* start *

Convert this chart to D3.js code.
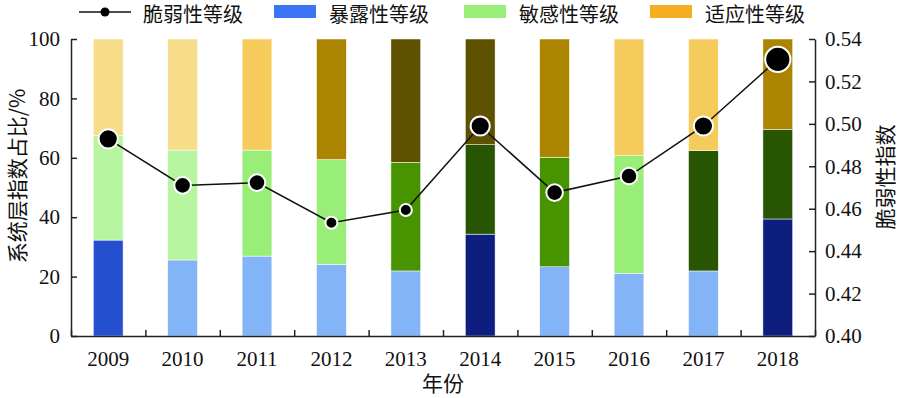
<!DOCTYPE html>
<html>
<head>
<meta charset="utf-8">
<script src="https://cdn.jsdelivr.net/npm/d3@7"></script>
<style>
  body { margin: 0; background: #fff; }
  svg { display: block; }
  .axis text { font-family: "Liberation Serif", "Times New Roman", serif; font-size: 21px; fill: #111; }
  .axis path, .axis line { stroke: #222; stroke-width: 1.5px; }
  .cjk { font-family: "Noto Sans CJK SC", sans-serif; fill: #111; }
</style>
</head>
<body>
<div id="chart"></div>
<script>
// data
const years = ['2009', '2010', '2011', '2012', '2013', '2014', '2015', '2016', '2017', '2018'];
const exposure    = [32.3, 25.6, 26.9, 24.1, 21.9, 34.3, 23.3, 21.1, 21.9, 39.4];
const sensitivity = [35.3, 37.0, 35.7, 35.3, 36.6, 30.1, 36.9, 39.6, 40.5, 30.2];
const adaptation  = [32.4, 37.4, 37.4, 40.6, 41.5, 35.6, 39.8, 39.3, 37.6, 30.4];
// grade (1 = lowest) of each component per year
const exposureLevel    = [3, 2, 2, 2, 2, 4, 2, 2, 2, 4];
const sensitivityLevel = [1, 1, 2, 2, 3, 4, 3, 2, 4, 4];
const adaptationLevel  = [1, 1, 2, 3, 4, 4, 3, 2, 2, 3];
const vulnerability      = [0.4929, 0.4710, 0.4723, 0.4534, 0.4594, 0.4990, 0.4676, 0.4754, 0.4990, 0.5304];
const vulnerabilityLevel = [3, 2, 2, 1, 1, 3, 2, 2, 3, 4];
const leftTicks  = [0, 20, 40, 60, 80, 100];
const rightTicks = [0.40, 0.42, 0.44, 0.46, 0.48, 0.50, 0.52, 0.54];

const seriesNames = ['脆弱性等级', '暴露性等级', '敏感性等级', '适应性等级'];

const W = 900, H = 398;
const margin = {top: 39, right: 85, bottom: 62, left: 71};
const width = W - margin.left - margin.right;
const height = H - margin.top - margin.bottom;

const palette = {
  exposure:    ['#b9d4fb', '#84b4f8', '#2450cf', '#0d1e7e'],
  sensitivity: ['#b8f5a0', '#99ee77', '#479400', '#285502'],
  adaptation:  ['#f7dc8a', '#f5cb5c', '#ab8500', '#5e5100']
};
const legendColors = ['#000', '#3b74f5', '#99ee77', '#f5ae20'];
const markerR = [0, 6, 8.3, 9.6, 12.6];

const svg = d3.select('#chart').append('svg')
  .attr('width', W).attr('height', H);
const g = svg.append('g')
  .attr('transform', `translate(${margin.left},${margin.top})`);

const x = d3.scaleBand()
  .domain(years)
  .range([0, width])
  .paddingInner(0.6)
  .paddingOuter(0.3);
const xb = d3.scaleBand().domain(years).range([0, width]);   // for the labels
const y = d3.scaleLinear().domain([0, 100]).range([height, 0]);
const y2 = d3.scaleLinear().domain([0.40, 0.54]).range([height, 0]);

// stacked bars
const rows = years.map((yr, i) => ({
  year: yr,
  parts: [
    {v: exposure[i], c: palette.exposure[exposureLevel[i] - 1]},
    {v: sensitivity[i], c: palette.sensitivity[sensitivityLevel[i] - 1]},
    {v: adaptation[i], c: palette.adaptation[adaptationLevel[i] - 1]}
  ]
}));
rows.forEach(r => {
  let acc = 0;
  r.parts.forEach(p => { p.y0 = acc; acc += p.v; p.y1 = Math.min(acc, 100); });
});

g.selectAll('g.bar')
  .data(rows)
  .enter().append('g')
  .attr('class', 'bar')
  .selectAll('rect')
  .data(d => d.parts.map(p => Object.assign({year: d.year}, p)))
  .enter().append('rect')
  .attr('x', d => x(d.year))
  .attr('width', x.bandwidth())
  .attr('y', d => y(d.y1))
  .attr('height', d => y(d.y0) - y(d.y1))
  .attr('fill', d => d.c)
  .attr('stroke', '#fff')
  .attr('stroke-width', 0.5);

// axes
g.append('g')
  .attr('class', 'axis')
  .attr('transform', `translate(0,${height})`)
  .call(d3.axisBottom(xb).tickSize(0).tickPadding(15))
  .call(a => a.select('.domain').remove());

// category boundary ticks
g.append('g')
  .attr('class', 'axis')
  .attr('transform', `translate(0,${height})`)
  .call(d3.axisBottom(d3.scaleLinear().domain([0, years.length]).range([0, width]))
    .tickValues(d3.range(0, years.length + 1))
    .tickSizeInner(-6).tickSizeOuter(0).tickFormat(''));

g.append('g')
  .attr('class', 'axis')
  .call(d3.axisLeft(y).tickValues(leftTicks).tickSizeInner(-6).tickSizeOuter(0).tickPadding(11));

g.append('g')
  .attr('class', 'axis')
  .attr('transform', `translate(${width},0)`)
  .call(d3.axisRight(y2).tickValues(rightTicks).tickFormat(d3.format('.2f'))
    .tickSizeInner(-6).tickSizeOuter(0).tickPadding(10));

// vulnerability line
const pts = years.map((yr, i) => ({year: yr, v: vulnerability[i], lv: vulnerabilityLevel[i]}));
g.append('path')
  .datum(pts)
  .attr('fill', 'none')
  .attr('stroke', '#111')
  .attr('stroke-width', 1.5)
  .attr('d', d3.line().x(d => x(d.year) + x.bandwidth() / 2).y(d => y2(d.v)));

g.selectAll('circle.pt')
  .data(pts)
  .enter().append('circle')
  .attr('class', 'pt')
  .attr('cx', d => x(d.year) + x.bandwidth() / 2)
  .attr('cy', d => y2(d.v))
  .attr('r', d => markerR[d.lv])
  .attr('fill', '#000')
  .attr('stroke', '#fff')
  .attr('stroke-width', 2);

// axis titles
svg.append('text')
  .attr('class', 'cjk')
  .attr('x', margin.left + width / 2)
  .attr('y', 391)
  .attr('text-anchor', 'middle')
  .style('font-size', '21px')
  .text('年份');

svg.append('text')
  .attr('class', 'cjk')
  .attr('transform', 'translate(16,176) rotate(-90)')
  .attr('text-anchor', 'middle')
  .attr('dominant-baseline', 'central')
  .style('font-size', '21px')
  .text('系统层指数占比/%');

svg.append('text')
  .attr('class', 'cjk')
  .attr('transform', 'translate(884,177) rotate(-90)')
  .attr('text-anchor', 'middle')
  .attr('dominant-baseline', 'central')
  .style('font-size', '21px')
  .text('脆弱性指数');

// legend
const legendX = [79, 274, 464, 650];
const legend = svg.append('g');
seriesNames.forEach((name, i) => {
  const lx = legendX[i];
  if (i === 0) {
    legend.append('line')
      .attr('x1', lx).attr('x2', lx + 52).attr('y1', 12).attr('y2', 12)
      .attr('stroke', '#111').attr('stroke-width', 1.5);
    legend.append('circle')
      .attr('cx', lx + 26).attr('cy', 12).attr('r', 4.5).attr('fill', '#000');
  } else {
    legend.append('rect')
      .attr('x', lx).attr('y', 5).attr('width', 42).attr('height', 13)
      .attr('fill', legendColors[i]);
  }
  legend.append('text')
    .attr('class', 'cjk')
    .attr('x', lx + (i === 0 ? 64 : 55))
    .attr('y', 13)
    .attr('dominant-baseline', 'central')
    .style('font-size', '20px')
    .text(name);
});
</script>
</body>
</html>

* end *

__Task requirements__. Reproduce each line exactly, please, except for any pictures.

__Expected answer__.
Convert this chart to D3.js code.
<!DOCTYPE html>
<html>
<head>
<meta charset="utf-8">
<script src="https://cdn.jsdelivr.net/npm/d3@7"></script>
<style>
  body { margin: 0; background: #fff; }
  svg { display: block; }
  .axis text { font-family: "Liberation Serif", "Times New Roman", serif; font-size: 21px; fill: #111; }
  .axis path, .axis line { stroke: #222; stroke-width: 1.5px; }
  .cjk { font-family: "Noto Sans CJK SC", sans-serif; fill: #111; }
</style>
</head>
<body>
<div id="chart"></div>
<script>
// data
const years = ['2009', '2010', '2011', '2012', '2013', '2014', '2015', '2016', '2017', '2018'];
const exposure    = [32.3, 25.6, 26.9, 24.1, 21.9, 34.3, 23.3, 21.1, 21.9, 39.4];
const sensitivity = [35.3, 37.0, 35.7, 35.3, 36.6, 30.1, 36.9, 39.6, 40.5, 30.2];
const adaptation  = [32.4, 37.4, 37.4, 40.6, 41.5, 35.6, 39.8, 39.3, 37.6, 30.4];
// grade (1 = lowest) of each component per year
const exposureLevel    = [3, 2, 2, 2, 2, 4, 2, 2, 2, 4];
const sensitivityLevel = [1, 1, 2, 2, 3, 4, 3, 2, 4, 4];
const adaptationLevel  = [1, 1, 2, 3, 4, 4, 3, 2, 2, 3];
const vulnerability      = [0.4929, 0.4710, 0.4723, 0.4534, 0.4594, 0.4990, 0.4676, 0.4754, 0.4990, 0.5304];
const vulnerabilityLevel = [3, 2, 2, 1, 1, 3, 2, 2, 3, 4];
const leftTicks  = [0, 20, 40, 60, 80, 100];
const rightTicks = [0.40, 0.42, 0.44, 0.46, 0.48, 0.50, 0.52, 0.54];

const seriesNames = ['脆弱性等级', '暴露性等级', '敏感性等级', '适应性等级'];

const W = 900, H = 398;
const margin = {top: 39, right: 85, bottom: 62, left: 71};
const width = W - margin.left - margin.right;
const height = H - margin.top - margin.bottom;

const palette = {
  exposure:    ['#b9d4fb', '#84b4f8', '#2450cf', '#0d1e7e'],
  sensitivity: ['#b8f5a0', '#99ee77', '#479400', '#285502'],
  adaptation:  ['#f7dc8a', '#f5cb5c', '#ab8500', '#5e5100']
};
const legendColors = ['#000', '#3b74f5', '#99ee77', '#f5ae20'];
const markerR = [0, 6, 8.3, 9.6, 12.6];

const svg = d3.select('#chart').append('svg')
  .attr('width', W).attr('height', H);
const g = svg.append('g')
  .attr('transform', `translate(${margin.left},${margin.top})`);

const x = d3.scaleBand()
  .domain(years)
  .range([0, width])
  .paddingInner(0.6)
  .paddingOuter(0.3);
const xb = d3.scaleBand().domain(years).range([0, width]);   // for the labels
const y = d3.scaleLinear().domain([0, 100]).range([height, 0]);
const y2 = d3.scaleLinear().domain([0.40, 0.54]).range([height, 0]);

// stacked bars
const rows = years.map((yr, i) => ({
  year: yr,
  parts: [
    {v: exposure[i], c: palette.exposure[exposureLevel[i] - 1]},
    {v: sensitivity[i], c: palette.sensitivity[sensitivityLevel[i] - 1]},
    {v: adaptation[i], c: palette.adaptation[adaptationLevel[i] - 1]}
  ]
}));
rows.forEach(r => {
  let acc = 0;
  r.parts.forEach(p => { p.y0 = acc; acc += p.v; p.y1 = Math.min(acc, 100); });
});

g.selectAll('g.bar')
  .data(rows)
  .enter().append('g')
  .attr('class', 'bar')
  .selectAll('rect')
  .data(d => d.parts.map(p => Object.assign({year: d.year}, p)))
  .enter().append('rect')
  .attr('x', d => x(d.year))
  .attr('width', x.bandwidth())
  .attr('y', d => y(d.y1))
  .attr('height', d => y(d.y0) - y(d.y1))
  .attr('fill', d => d.c)
  .attr('stroke', '#fff')
  .attr('stroke-width', 0.5);

// axes
g.append('g')
  .attr('class', 'axis')
  .attr('transform', `translate(0,${height})`)
  .call(d3.axisBottom(xb).tickSize(0).tickPadding(15))
  .call(a => a.select('.domain').remove());

// category boundary ticks
g.append('g')
  .attr('class', 'axis')
  .attr('transform', `translate(0,${height})`)
  .call(d3.axisBottom(d3.scaleLinear().domain([0, years.length]).range([0, width]))
    .tickValues(d3.range(0, years.length + 1))
    .tickSizeInner(-6).tickSizeOuter(0).tickFormat(''));

g.append('g')
  .attr('class', 'axis')
  .call(d3.axisLeft(y).tickValues(leftTicks).tickSizeInner(-6).tickSizeOuter(0).tickPadding(11));

g.append('g')
  .attr('class', 'axis')
  .attr('transform', `translate(${width},0)`)
  .call(d3.axisRight(y2).tickValues(rightTicks).tickFormat(d3.format('.2f'))
    .tickSizeInner(-6).tickSizeOuter(0).tickPadding(10));

// vulnerability line
const pts = years.map((yr, i) => ({year: yr, v: vulnerability[i], lv: vulnerabilityLevel[i]}));
g.append('path')
  .datum(pts)
  .attr('fill', 'none')
  .attr('stroke', '#111')
  .attr('stroke-width', 1.5)
  .attr('d', d3.line().x(d => x(d.year) + x.bandwidth() / 2).y(d => y2(d.v)));

g.selectAll('circle.pt')
  .data(pts)
  .enter().append('circle')
  .attr('class', 'pt')
  .attr('cx', d => x(d.year) + x.bandwidth() / 2)
  .attr('cy', d => y2(d.v))
  .attr('r', d => markerR[d.lv])
  .attr('fill', '#000')
  .attr('stroke', '#fff')
  .attr('stroke-width', 2);

// axis titles
svg.append('text')
  .attr('class', 'cjk')
  .attr('x', margin.left + width / 2)
  .attr('y', 391)
  .attr('text-anchor', 'middle')
  .style('font-size', '21px')
  .text('年份');

svg.append('text')
  .attr('class', 'cjk')
  .attr('transform', 'translate(16,176) rotate(-90)')
  .attr('text-anchor', 'middle')
  .attr('dominant-baseline', 'central')
  .style('font-size', '21px')
  .text('系统层指数占比/%');

svg.append('text')
  .attr('class', 'cjk')
  .attr('transform', 'translate(884,177) rotate(-90)')
  .attr('text-anchor', 'middle')
  .attr('dominant-baseline', 'central')
  .style('font-size', '21px')
  .text('脆弱性指数');

// legend
const legendX = [79, 274, 464, 650];
const legend = svg.append('g');
seriesNames.forEach((name, i) => {
  const lx = legendX[i];
  if (i === 0) {
    legend.append('line')
      .attr('x1', lx).attr('x2', lx + 52).attr('y1', 12).attr('y2', 12)
      .attr('stroke', '#111').attr('stroke-width', 1.5);
    legend.append('circle')
      .attr('cx', lx + 26).attr('cy', 12).attr('r', 4.5).attr('fill', '#000');
  } else {
    legend.append('rect')
      .attr('x', lx).attr('y', 5).attr('width', 42).attr('height', 13)
      .attr('fill', legendColors[i]);
  }
  legend.append('text')
    .attr('class', 'cjk')
    .attr('x', lx + (i === 0 ? 64 : 55))
    .attr('y', 13)
    .attr('dominant-baseline', 'central')
    .style('font-size', '20px')
    .text(name);
});
</script>
</body>
</html>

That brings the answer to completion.